Johannes Krisch is at first difficult to warm to as Alex, but our sympathy for his situation grows. Irina Potapenko's Tamara is a lost soul who accepts her awful life as a tolerable normality. Andreus Lust's policeman Robert is a good man brought low by shame and self-doubt: he tries so hard yet falls victim to pure bad luck. Ursula Strauss plays the film's most interesting character, one who never doubts that God will forgive her her sins. Susanne knows what's good for herself and her marriage and won't let convention stand in her way. These are remarkable, rich characterizations.

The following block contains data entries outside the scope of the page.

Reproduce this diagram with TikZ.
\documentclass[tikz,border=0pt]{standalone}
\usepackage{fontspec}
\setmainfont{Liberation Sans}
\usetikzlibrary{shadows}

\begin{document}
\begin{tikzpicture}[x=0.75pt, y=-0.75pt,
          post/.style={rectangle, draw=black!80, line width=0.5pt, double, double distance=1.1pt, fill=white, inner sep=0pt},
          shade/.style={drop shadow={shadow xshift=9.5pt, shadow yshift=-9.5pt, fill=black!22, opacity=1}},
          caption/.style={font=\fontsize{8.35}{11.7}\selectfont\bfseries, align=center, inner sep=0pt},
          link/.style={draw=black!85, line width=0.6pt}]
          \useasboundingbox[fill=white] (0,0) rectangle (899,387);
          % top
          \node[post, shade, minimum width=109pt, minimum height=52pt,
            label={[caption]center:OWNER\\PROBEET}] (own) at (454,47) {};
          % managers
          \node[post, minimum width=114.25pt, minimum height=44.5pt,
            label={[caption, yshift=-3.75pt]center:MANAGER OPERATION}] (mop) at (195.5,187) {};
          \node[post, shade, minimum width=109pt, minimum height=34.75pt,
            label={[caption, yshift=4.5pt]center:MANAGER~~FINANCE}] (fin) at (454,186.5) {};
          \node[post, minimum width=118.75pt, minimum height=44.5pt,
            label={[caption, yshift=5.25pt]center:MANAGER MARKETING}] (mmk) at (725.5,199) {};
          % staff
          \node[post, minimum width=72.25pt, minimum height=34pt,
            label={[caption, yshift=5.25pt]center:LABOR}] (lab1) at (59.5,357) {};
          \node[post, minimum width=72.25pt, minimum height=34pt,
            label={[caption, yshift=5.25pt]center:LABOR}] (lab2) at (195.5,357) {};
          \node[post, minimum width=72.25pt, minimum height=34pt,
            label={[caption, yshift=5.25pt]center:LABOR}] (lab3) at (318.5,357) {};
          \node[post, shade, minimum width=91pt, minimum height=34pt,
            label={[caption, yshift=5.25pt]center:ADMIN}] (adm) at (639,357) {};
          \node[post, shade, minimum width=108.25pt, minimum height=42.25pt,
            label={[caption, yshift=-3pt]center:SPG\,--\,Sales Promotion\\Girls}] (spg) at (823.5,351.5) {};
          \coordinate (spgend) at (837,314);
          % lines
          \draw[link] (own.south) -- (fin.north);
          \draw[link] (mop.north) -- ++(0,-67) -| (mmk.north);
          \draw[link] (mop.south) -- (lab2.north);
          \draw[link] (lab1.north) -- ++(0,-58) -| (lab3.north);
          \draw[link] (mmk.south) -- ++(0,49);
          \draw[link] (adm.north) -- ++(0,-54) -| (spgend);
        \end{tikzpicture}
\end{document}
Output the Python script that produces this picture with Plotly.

Criterion's Blu-ray of Revanche is a beautiful transfer of Götz Spielmann's very handsome show. Filmed in Super 16mm, the final HD transfer reveals no compromise in quality, and indeed includes views in the woods around Hausner's farm as beautiful as anything on film.
In his thoughtful interview, soft-spoken director Götz Spielmann insists that he's not an intellectual film director, yet he describes his instinctual approach in terms as brilliant as any I've heard. A 30-minute making-of featurette leans more toward real behind-the-scenes revelations than promotional fluff. The trailer gives away too many crucial images, so don't see it before viewing the feature proper. Criterion disc producer Kate Elmore has also secured Fremdland, Spielmann's 45-minute student film from 1985. It's another rumination on rural isolation, in this case an Austrian high-pasture farm accessible only by a light freight tramway.
Critic Armond White contributes a text essay to a light insert pamphlet. Along with its older classics, Criterion does indeed offer some of the best new productions that receive small theatrical distribution. I'll certainly be looking for more features by Götz Spielmann.